HZL share price gets ‘Buy’ rating, target price up at Rs 210

By: | Published: July 27, 2016 6:03 AM

HZL reported Q1 EBITDA of `11.3 billion down c32% y-o-y on the back of 45% y-o-y drop in mined metal production and fall in zinc and lead prices partially offset by rupee depreciation, higher silver volumes and higher silver prices.

HZL reported Q1 EBITDA of `11.3 billion down c32% y-o-y on the back of 45% y-o-y drop in mined metal production and fall in zinc and lead prices partially offset by rupee depreciation, higher silver volumes and higher silver prices. While optically the EBTIDA was a slight beat vs Street expectation of `10.6 billion, adj for deferred mine expenses of `1.9 billion (as IFRS allows for capitalising excess overburden in periods of high waste stripping) was a clear miss.

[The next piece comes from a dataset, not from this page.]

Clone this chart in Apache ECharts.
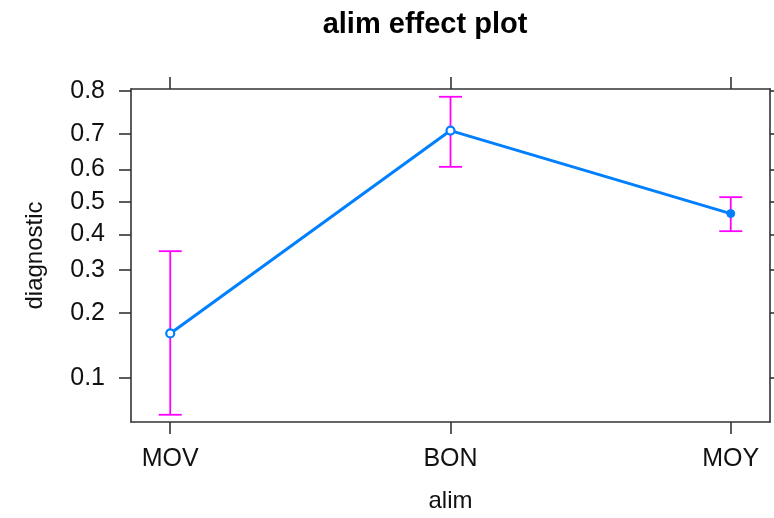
<!DOCTYPE html>
<html>
<head>
<meta charset="utf-8">
<script src="https://cdn.jsdelivr.net/npm/echarts@6/dist/echarts.min.js"></script>
<style>html,body{margin:0;padding:0;background:#fff}#c{width:774px;height:518px}</style>
</head>
<body>
<div id="c"></div>
<script>
const categories = ['MOV', 'BON', 'MOY'];
const fit = [0.162, 0.709, 0.4635];
const lower = [0.0654, 0.6077, 0.4095];
const upper = [0.3507, 0.788, 0.5147];
const yTicks = [0.1, 0.2, 0.3, 0.4, 0.5, 0.6, 0.7, 0.8];

const logit = p => Math.log(p / (1 - p));
const invlogit = v => 1 / (1 + Math.exp(-v));
const yTickPos = yTicks.map(logit);
const xTickPos = categories.map((c, i) => i);
const FONT = 'Liberation Sans';

const axisLineStyle = {show: true, onZero: false, lineStyle: {color: '#333', width: 1.6}};
const tickStyle = {show: true, inside: false, length: 12, lineStyle: {color: '#333', width: 1.6}};

const chart = echarts.init(document.getElementById('c'));
chart.setOption({
  animation: false,
  title: {
    text: 'alim effect plot', left: 420, top: 5, textAlign: 'center',
    textStyle: {fontFamily: FONT, fontSize: 29, fontWeight: 'bold', color: '#000'}
  },
  grid: {left: 131, right: 4, top: 89, bottom: 96},
  xAxis: [{
    type: 'value', position: 'bottom', min: -0.14, max: 2.14,
    axisLine: axisLineStyle, splitLine: {show: false},
    axisTick: Object.assign({customValues: xTickPos}, tickStyle),
    axisLabel: {customValues: xTickPos, margin: 25, fontFamily: FONT, fontSize: 25, color: '#111',
      formatter: v => categories[Math.round(v)]},
    name: 'alim', nameLocation: 'middle', nameGap: 67,
    nameTextStyle: {fontFamily: FONT, fontSize: 24, color: '#111'}
  }, {
    type: 'value', position: 'top', min: -0.14, max: 2.14,
    axisLine: axisLineStyle, splitLine: {show: false},
    axisTick: Object.assign({customValues: xTickPos}, tickStyle),
    axisLabel: {show: false}
  }],
  yAxis: [{
    type: 'value', position: 'left', min: -2.75, max: 1.41,
    axisLine: axisLineStyle, splitLine: {show: false},
    axisTick: Object.assign({customValues: yTickPos}, tickStyle),
    axisLabel: {customValues: yTickPos, margin: 26, fontFamily: FONT, fontSize: 25, color: '#111',
      formatter: v => String(Math.round(invlogit(v) * 10) / 10)},
    name: 'diagnostic', nameLocation: 'middle', nameGap: 84, nameRotate: 90,
    nameTextStyle: {fontFamily: FONT, fontSize: 24, color: '#111'}
  }, {
    type: 'value', position: 'right', min: -2.75, max: 1.41,
    axisLine: axisLineStyle, splitLine: {show: false},
    axisTick: Object.assign({customValues: yTickPos}, tickStyle),
    axisLabel: {show: false}
  }],
  series: [{
    type: 'custom', xAxisIndex: 0, yAxisIndex: 0, z: 2,
    data: categories.map((c, i) => [i, logit(lower[i]), logit(upper[i])]),
    renderItem: function (params, api) {
      const x = api.value(0);
      const lo = api.coord([x, api.value(1)]);
      const hi = api.coord([x, api.value(2)]);
      const hw = 11.5;
      const st = {stroke: '#ff00ff', lineWidth: 1.8};
      return {type: 'group', children: [
        {type: 'line', shape: {x1: lo[0], y1: lo[1], x2: hi[0], y2: hi[1]}, style: st},
        {type: 'line', shape: {x1: lo[0] - hw, y1: lo[1], x2: lo[0] + hw, y2: lo[1]}, style: st},
        {type: 'line', shape: {x1: hi[0] - hw, y1: hi[1], x2: hi[0] + hw, y2: hi[1]}, style: st}
      ]};
    }
  }, {
    type: 'line', xAxisIndex: 0, yAxisIndex: 0, z: 5,
    data: categories.map((c, i) => ({
      value: [i, logit(fit[i])],
      itemStyle: i < 2 ? {color: '#ffffff', borderColor: '#0080ff', borderWidth: 2.2} : {color: '#0080ff', borderColor: '#0080ff', borderWidth: 1}
    })),
    lineStyle: {color: '#0080ff', width: 3},
    symbol: 'circle', symbolSize: 8,
    itemStyle: {color: '#0080ff'}
  }]
});
</script>
</body>
</html>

Q1 zinc production of 101kt was one of the lowest productions reported in many years as Rampura Agucha (RAM) open cast experiences “feast and famine” mining activity. However, this was in line with HZ’s guidance of H1FY17 production to be one-third of full-year production and Q1 to be substantially lower vs Q2.

Main shaft sinking at RAM has crossed 900mtrs mark, just shy of the final depth of 950mtrs. Sindesar Khurdh main shaft sinking work has been completed. Ore production from SK has reached the 3.75mtpa run-rate and RAM underground mine crossed 1mtpa production rate during the quarter. Zawar mill debottlenecking is also on track while Kayad mine expansion has achieved its expected capacity of 1mtpa Zinc continues to remain our preferred metal. We recently raised CY2016e zinc prices by c4% on the back of the strong run seen YTD. This has largely resulted in our FY17/18e EBITDA rising by 8/3% and TP up to `210 (from `200).We maintain our ‘buy’ rating.